> _What to do_: Leave out the pictures and copy everything else below exactly.

Source code of charts:
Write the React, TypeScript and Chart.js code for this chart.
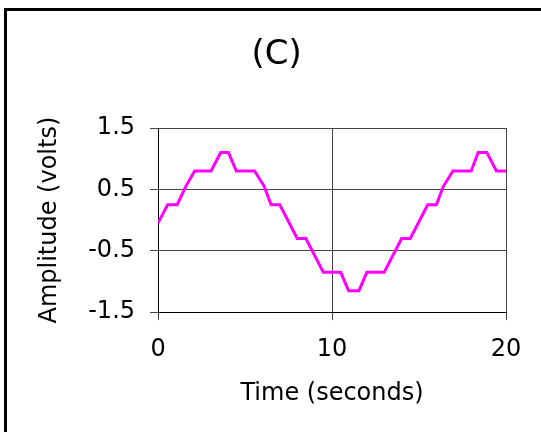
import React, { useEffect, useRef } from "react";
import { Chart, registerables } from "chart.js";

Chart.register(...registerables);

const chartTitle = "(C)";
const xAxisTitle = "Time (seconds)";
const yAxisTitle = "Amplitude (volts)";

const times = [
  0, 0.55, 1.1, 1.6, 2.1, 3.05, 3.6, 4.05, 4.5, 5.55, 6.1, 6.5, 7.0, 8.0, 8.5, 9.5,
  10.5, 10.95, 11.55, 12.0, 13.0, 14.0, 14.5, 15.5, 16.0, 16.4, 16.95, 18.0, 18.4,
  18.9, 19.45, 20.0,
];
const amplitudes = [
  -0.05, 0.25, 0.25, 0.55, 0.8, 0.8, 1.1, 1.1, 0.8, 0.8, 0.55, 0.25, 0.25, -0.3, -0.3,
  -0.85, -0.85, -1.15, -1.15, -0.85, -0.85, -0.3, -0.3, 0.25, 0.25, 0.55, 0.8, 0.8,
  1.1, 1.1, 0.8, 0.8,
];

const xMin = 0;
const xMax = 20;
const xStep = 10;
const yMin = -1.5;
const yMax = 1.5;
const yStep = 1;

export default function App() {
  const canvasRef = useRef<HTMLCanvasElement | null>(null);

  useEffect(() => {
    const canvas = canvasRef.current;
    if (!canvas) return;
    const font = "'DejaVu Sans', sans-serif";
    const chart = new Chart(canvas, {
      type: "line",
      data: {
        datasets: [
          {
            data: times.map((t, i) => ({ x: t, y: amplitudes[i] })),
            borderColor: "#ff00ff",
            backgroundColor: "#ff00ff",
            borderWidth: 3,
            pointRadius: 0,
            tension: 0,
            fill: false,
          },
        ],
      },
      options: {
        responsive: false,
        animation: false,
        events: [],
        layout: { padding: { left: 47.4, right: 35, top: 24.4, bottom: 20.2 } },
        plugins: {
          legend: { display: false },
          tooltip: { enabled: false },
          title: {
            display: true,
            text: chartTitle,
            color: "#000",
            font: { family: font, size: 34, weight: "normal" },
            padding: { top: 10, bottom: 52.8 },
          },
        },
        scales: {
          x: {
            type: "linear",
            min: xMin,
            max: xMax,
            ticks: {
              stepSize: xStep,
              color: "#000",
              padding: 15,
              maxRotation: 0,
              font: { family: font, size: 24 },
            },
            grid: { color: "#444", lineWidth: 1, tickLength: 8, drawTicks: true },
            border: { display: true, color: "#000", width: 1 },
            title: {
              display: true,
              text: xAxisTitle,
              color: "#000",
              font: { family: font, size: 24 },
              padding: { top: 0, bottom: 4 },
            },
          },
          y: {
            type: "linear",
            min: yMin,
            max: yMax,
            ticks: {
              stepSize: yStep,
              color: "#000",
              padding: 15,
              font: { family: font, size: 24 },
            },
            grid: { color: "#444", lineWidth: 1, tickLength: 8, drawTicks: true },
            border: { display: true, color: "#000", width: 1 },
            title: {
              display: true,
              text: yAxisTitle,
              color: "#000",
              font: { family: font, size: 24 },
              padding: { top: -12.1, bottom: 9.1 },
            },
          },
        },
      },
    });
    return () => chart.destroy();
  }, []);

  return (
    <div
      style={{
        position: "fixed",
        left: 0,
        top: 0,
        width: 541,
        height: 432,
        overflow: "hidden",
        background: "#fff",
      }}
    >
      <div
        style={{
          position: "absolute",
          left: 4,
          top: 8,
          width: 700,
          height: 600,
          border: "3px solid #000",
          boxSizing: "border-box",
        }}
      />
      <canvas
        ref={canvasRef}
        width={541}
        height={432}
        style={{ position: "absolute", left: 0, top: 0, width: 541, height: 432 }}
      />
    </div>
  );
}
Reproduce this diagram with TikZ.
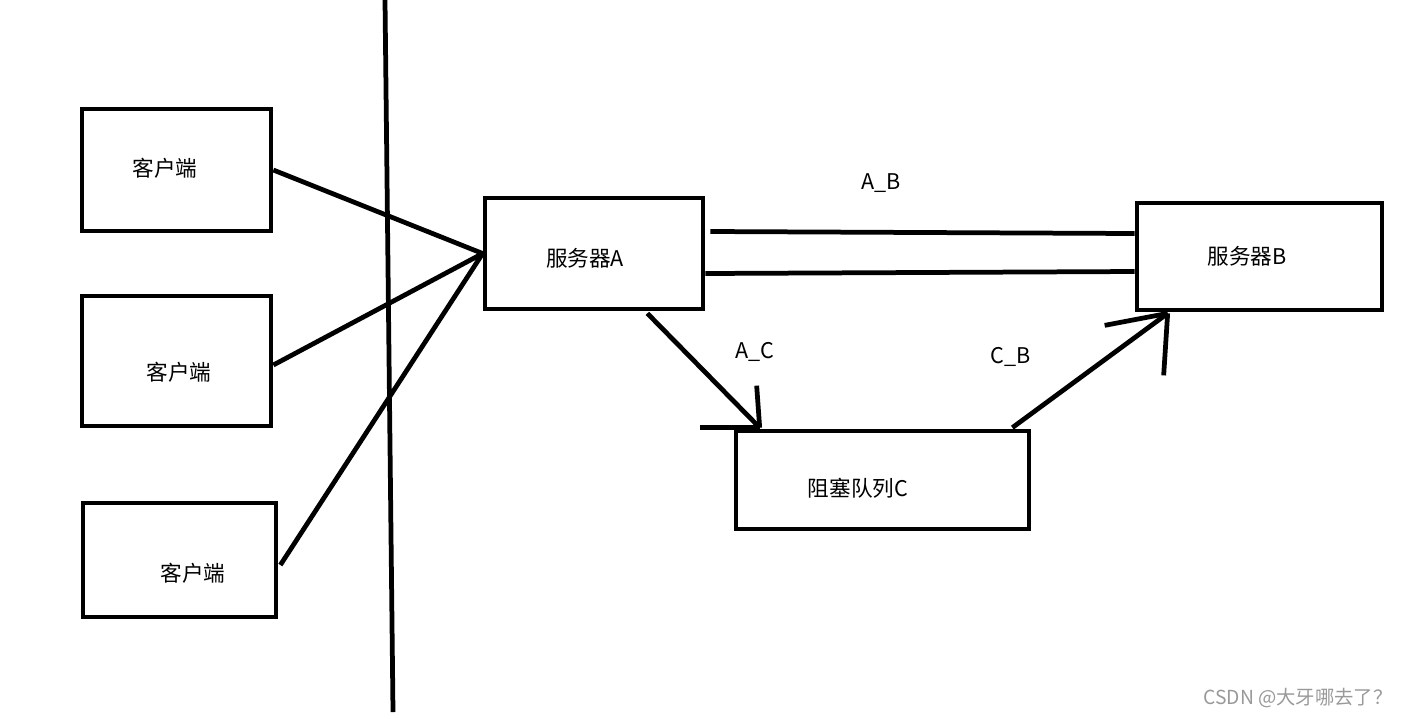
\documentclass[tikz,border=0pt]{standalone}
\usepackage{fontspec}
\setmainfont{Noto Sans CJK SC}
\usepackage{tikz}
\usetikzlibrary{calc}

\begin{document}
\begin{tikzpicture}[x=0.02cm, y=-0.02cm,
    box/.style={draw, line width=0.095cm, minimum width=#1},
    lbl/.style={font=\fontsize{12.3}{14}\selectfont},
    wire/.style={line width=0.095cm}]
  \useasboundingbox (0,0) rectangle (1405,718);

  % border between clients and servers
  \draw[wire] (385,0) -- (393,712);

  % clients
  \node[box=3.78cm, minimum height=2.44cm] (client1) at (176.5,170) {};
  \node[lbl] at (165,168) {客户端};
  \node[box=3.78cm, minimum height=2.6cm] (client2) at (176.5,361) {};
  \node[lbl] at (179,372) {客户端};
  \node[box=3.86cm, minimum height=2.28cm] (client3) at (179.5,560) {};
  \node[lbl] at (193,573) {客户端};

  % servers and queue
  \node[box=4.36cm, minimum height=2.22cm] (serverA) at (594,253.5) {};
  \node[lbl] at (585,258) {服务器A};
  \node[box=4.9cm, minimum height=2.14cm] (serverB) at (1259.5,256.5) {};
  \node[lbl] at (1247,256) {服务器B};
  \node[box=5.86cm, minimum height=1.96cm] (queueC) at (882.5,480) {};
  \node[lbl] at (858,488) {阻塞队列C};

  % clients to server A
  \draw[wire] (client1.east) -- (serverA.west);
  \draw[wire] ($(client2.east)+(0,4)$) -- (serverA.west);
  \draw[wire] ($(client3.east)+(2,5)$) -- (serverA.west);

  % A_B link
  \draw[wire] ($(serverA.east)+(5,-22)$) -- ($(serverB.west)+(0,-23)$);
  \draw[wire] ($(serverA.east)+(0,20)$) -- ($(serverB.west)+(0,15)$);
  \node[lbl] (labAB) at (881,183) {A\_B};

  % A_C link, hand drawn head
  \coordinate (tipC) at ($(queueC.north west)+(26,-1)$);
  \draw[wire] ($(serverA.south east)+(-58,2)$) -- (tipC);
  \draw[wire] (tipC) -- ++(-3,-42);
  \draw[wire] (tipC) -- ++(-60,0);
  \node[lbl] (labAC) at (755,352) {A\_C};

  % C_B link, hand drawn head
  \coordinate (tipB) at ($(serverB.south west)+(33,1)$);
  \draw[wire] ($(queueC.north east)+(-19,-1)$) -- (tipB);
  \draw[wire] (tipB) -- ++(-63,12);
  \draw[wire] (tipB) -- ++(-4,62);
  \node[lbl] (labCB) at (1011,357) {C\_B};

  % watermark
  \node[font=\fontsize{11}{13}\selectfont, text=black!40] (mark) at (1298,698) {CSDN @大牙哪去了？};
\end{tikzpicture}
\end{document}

> _Full output_:
Write the React, TypeScript and Chart.js code for this chart.
import React, { useEffect, useRef } from "react";
import { Chart, registerables } from "chart.js";

Chart.register(...registerables);

const chartTitle = "(C)";
const xAxisTitle = "Time (seconds)";
const yAxisTitle = "Amplitude (volts)";

const times = [
  0, 0.55, 1.1, 1.6, 2.1, 3.05, 3.6, 4.05, 4.5, 5.55, 6.1, 6.5, 7.0, 8.0, 8.5, 9.5,
  10.5, 10.95, 11.55, 12.0, 13.0, 14.0, 14.5, 15.5, 16.0, 16.4, 16.95, 18.0, 18.4,
  18.9, 19.45, 20.0,
];
const amplitudes = [
  -0.05, 0.25, 0.25, 0.55, 0.8, 0.8, 1.1, 1.1, 0.8, 0.8, 0.55, 0.25, 0.25, -0.3, -0.3,
  -0.85, -0.85, -1.15, -1.15, -0.85, -0.85, -0.3, -0.3, 0.25, 0.25, 0.55, 0.8, 0.8,
  1.1, 1.1, 0.8, 0.8,
];

const xMin = 0;
const xMax = 20;
const xStep = 10;
const yMin = -1.5;
const yMax = 1.5;
const yStep = 1;

export default function App() {
  const canvasRef = useRef<HTMLCanvasElement | null>(null);

  useEffect(() => {
    const canvas = canvasRef.current;
    if (!canvas) return;
    const font = "'DejaVu Sans', sans-serif";
    const chart = new Chart(canvas, {
      type: "line",
      data: {
        datasets: [
          {
            data: times.map((t, i) => ({ x: t, y: amplitudes[i] })),
            borderColor: "#ff00ff",
            backgroundColor: "#ff00ff",
            borderWidth: 3,
            pointRadius: 0,
            tension: 0,
            fill: false,
          },
        ],
      },
      options: {
        responsive: false,
        animation: false,
        events: [],
        layout: { padding: { left: 47.4, right: 35, top: 24.4, bottom: 20.2 } },
        plugins: {
          legend: { display: false },
          tooltip: { enabled: false },
          title: {
            display: true,
            text: chartTitle,
            color: "#000",
            font: { family: font, size: 34, weight: "normal" },
            padding: { top: 10, bottom: 52.8 },
          },
        },
        scales: {
          x: {
            type: "linear",
            min: xMin,
            max: xMax,
            ticks: {
              stepSize: xStep,
              color: "#000",
              padding: 15,
              maxRotation: 0,
              font: { family: font, size: 24 },
            },
            grid: { color: "#444", lineWidth: 1, tickLength: 8, drawTicks: true },
            border: { display: true, color: "#000", width: 1 },
            title: {
              display: true,
              text: xAxisTitle,
              color: "#000",
              font: { family: font, size: 24 },
              padding: { top: 0, bottom: 4 },
            },
          },
          y: {
            type: "linear",
            min: yMin,
            max: yMax,
            ticks: {
              stepSize: yStep,
              color: "#000",
              padding: 15,
              font: { family: font, size: 24 },
            },
            grid: { color: "#444", lineWidth: 1, tickLength: 8, drawTicks: true },
            border: { display: true, color: "#000", width: 1 },
            title: {
              display: true,
              text: yAxisTitle,
              color: "#000",
              font: { family: font, size: 24 },
              padding: { top: -12.1, bottom: 9.1 },
            },
          },
        },
      },
    });
    return () => chart.destroy();
  }, []);

  return (
    <div
      style={{
        position: "fixed",
        left: 0,
        top: 0,
        width: 541,
        height: 432,
        overflow: "hidden",
        background: "#fff",
      }}
    >
      <div
        style={{
          position: "absolute",
          left: 4,
          top: 8,
          width: 700,
          height: 600,
          border: "3px solid #000",
          boxSizing: "border-box",
        }}
      />
      <canvas
        ref={canvasRef}
        width={541}
        height={432}
        style={{ position: "absolute", left: 0, top: 0, width: 541, height: 432 }}
      />
    </div>
  );
}
Reproduce this diagram with TikZ.
\documentclass[tikz,border=0pt]{standalone}
\usepackage{fontspec}
\setmainfont{Noto Sans CJK SC}
\usepackage{tikz}
\usetikzlibrary{calc}

\begin{document}
\begin{tikzpicture}[x=0.02cm, y=-0.02cm,
    box/.style={draw, line width=0.095cm, minimum width=#1},
    lbl/.style={font=\fontsize{12.3}{14}\selectfont},
    wire/.style={line width=0.095cm}]
  \useasboundingbox (0,0) rectangle (1405,718);

  % border between clients and servers
  \draw[wire] (385,0) -- (393,712);

  % clients
  \node[box=3.78cm, minimum height=2.44cm] (client1) at (176.5,170) {};
  \node[lbl] at (165,168) {客户端};
  \node[box=3.78cm, minimum height=2.6cm] (client2) at (176.5,361) {};
  \node[lbl] at (179,372) {客户端};
  \node[box=3.86cm, minimum height=2.28cm] (client3) at (179.5,560) {};
  \node[lbl] at (193,573) {客户端};

  % servers and queue
  \node[box=4.36cm, minimum height=2.22cm] (serverA) at (594,253.5) {};
  \node[lbl] at (585,258) {服务器A};
  \node[box=4.9cm, minimum height=2.14cm] (serverB) at (1259.5,256.5) {};
  \node[lbl] at (1247,256) {服务器B};
  \node[box=5.86cm, minimum height=1.96cm] (queueC) at (882.5,480) {};
  \node[lbl] at (858,488) {阻塞队列C};

  % clients to server A
  \draw[wire] (client1.east) -- (serverA.west);
  \draw[wire] ($(client2.east)+(0,4)$) -- (serverA.west);
  \draw[wire] ($(client3.east)+(2,5)$) -- (serverA.west);

  % A_B link
  \draw[wire] ($(serverA.east)+(5,-22)$) -- ($(serverB.west)+(0,-23)$);
  \draw[wire] ($(serverA.east)+(0,20)$) -- ($(serverB.west)+(0,15)$);
  \node[lbl] (labAB) at (881,183) {A\_B};

  % A_C link, hand drawn head
  \coordinate (tipC) at ($(queueC.north west)+(26,-1)$);
  \draw[wire] ($(serverA.south east)+(-58,2)$) -- (tipC);
  \draw[wire] (tipC) -- ++(-3,-42);
  \draw[wire] (tipC) -- ++(-60,0);
  \node[lbl] (labAC) at (755,352) {A\_C};

  % C_B link, hand drawn head
  \coordinate (tipB) at ($(serverB.south west)+(33,1)$);
  \draw[wire] ($(queueC.north east)+(-19,-1)$) -- (tipB);
  \draw[wire] (tipB) -- ++(-63,12);
  \draw[wire] (tipB) -- ++(-4,62);
  \node[lbl] (labCB) at (1011,357) {C\_B};

  % watermark
  \node[font=\fontsize{11}{13}\selectfont, text=black!40] (mark) at (1298,698) {CSDN @大牙哪去了？};
\end{tikzpicture}
\end{document}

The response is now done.